Abstract: SA-PO131
Renal Phospholipid Accumulation in High-Fat Diet Fed Streptozotocin Induced Diabetic Mice Depends on Ketohexokinase
Session Information
- Diabetic Kidney Disease: Basic - III
October 27, 2018 | Location: Exhibit Hall, San Diego Convention Center
Abstract Time: 10:00 AM - 12:00 PM
Category: Diabetic Kidney Disease
- 601 Diabetic Kidney Disease: Basic
Authors
- Doke, Tomohito, Nagoya University Graduate School of Medicine, Nagoya, Japan
- Ishimoto, Takuji, Nagoya University Graduate School of Medicine, Nagoya, Japan
- Hayasaki, Takahiro, Nagoya University Graduate School of Medicine, Nagoya, Japan
- Johnson, Richard J., University of Colorado Denver , Aurora, Colorado, United States
- Maruyama, Shoichi, Nagoya University Graduate School of Medicine, Nagoya, Japan
Background
Excessive fat intake contributes to the development of obesity and metabolic syndrome, which is associated with renal dysfunction in CKD patients including diabetic kidney disease (DKD). It has been reported that renal lipid metabolism may play a direct role in DKD progression. However, the detailed mechanisms of lipid metabolism in renal tubular cells of DKD remain unclear.

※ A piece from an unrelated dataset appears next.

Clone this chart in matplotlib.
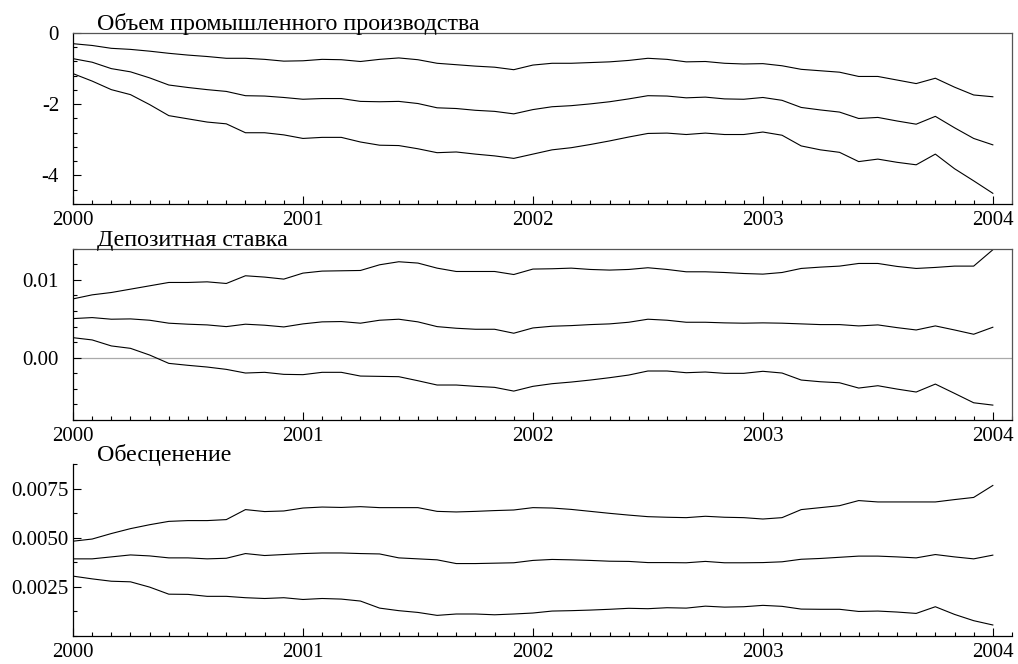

Recently, we have reported that western diet induced steatohepatitis was dependent on ketohexokinase, a primary enzyme of fructose. Fructose is produced endogenously in DKD through the activation of polyol pathway. In this study, we investigated that the effects of fructose metabolism on lipid accumulation in DKD.
Methods
In male, C57BL6/J background wild type (WT) mice and ketohexokinase-knockout (KHK-KO) mice, which lack both KHK isoforms; KHK-A and C, diabetes was induced by streptozotocin (50mg/kg 5 consecutive days, intraperitoneal injection). They were fed 45% high fat diet (HFD) for 24 weeks, and then analyzed for renal lipid and fructose metabolism, and renal injury.
Results
Biochemical analysis demonstrated lipid parameters and blood glucose was not different between HFD fed diabetic WT and KHK-KO mice. We found remarkable vacuolization in renal proximal tubule in diabetic WT fed HFD. However, this vacuolization was prevented in diabetic KHK-KO fed HFD. This vacuolization was considered as phospholipid droplets by results of oil red o staining, toluidine blue staining and electron microscope images. The lipidomics showed renal phosphatidylglycerol (PG) was significantly increased in diabetic WT fed HFD compared to diabetic KHK-KO fed HFD. These increased renal PG was significantly correlated with phospholipid droplets, however renal triglyceride was not correlated significantly. The renal gene expressions of fatty oxidation (ACOX1, CPT1a) and cholesterol efflux (ABCA1, ABCG1, ApoE) were significantly decreased in diabetic WT fed HFD compared to diabetic KHK-KO fed HFD. These decreased gene expressions were significantly correlated with the number of phospholipid droplets.
Conclusion
These findings suggested that the inhibition of fructose metabolism in high fat fed diabetic mice ameliorated the renal phospholipid accumulation by improving the impaired fat oxidation and cholesterol efflux in kidney.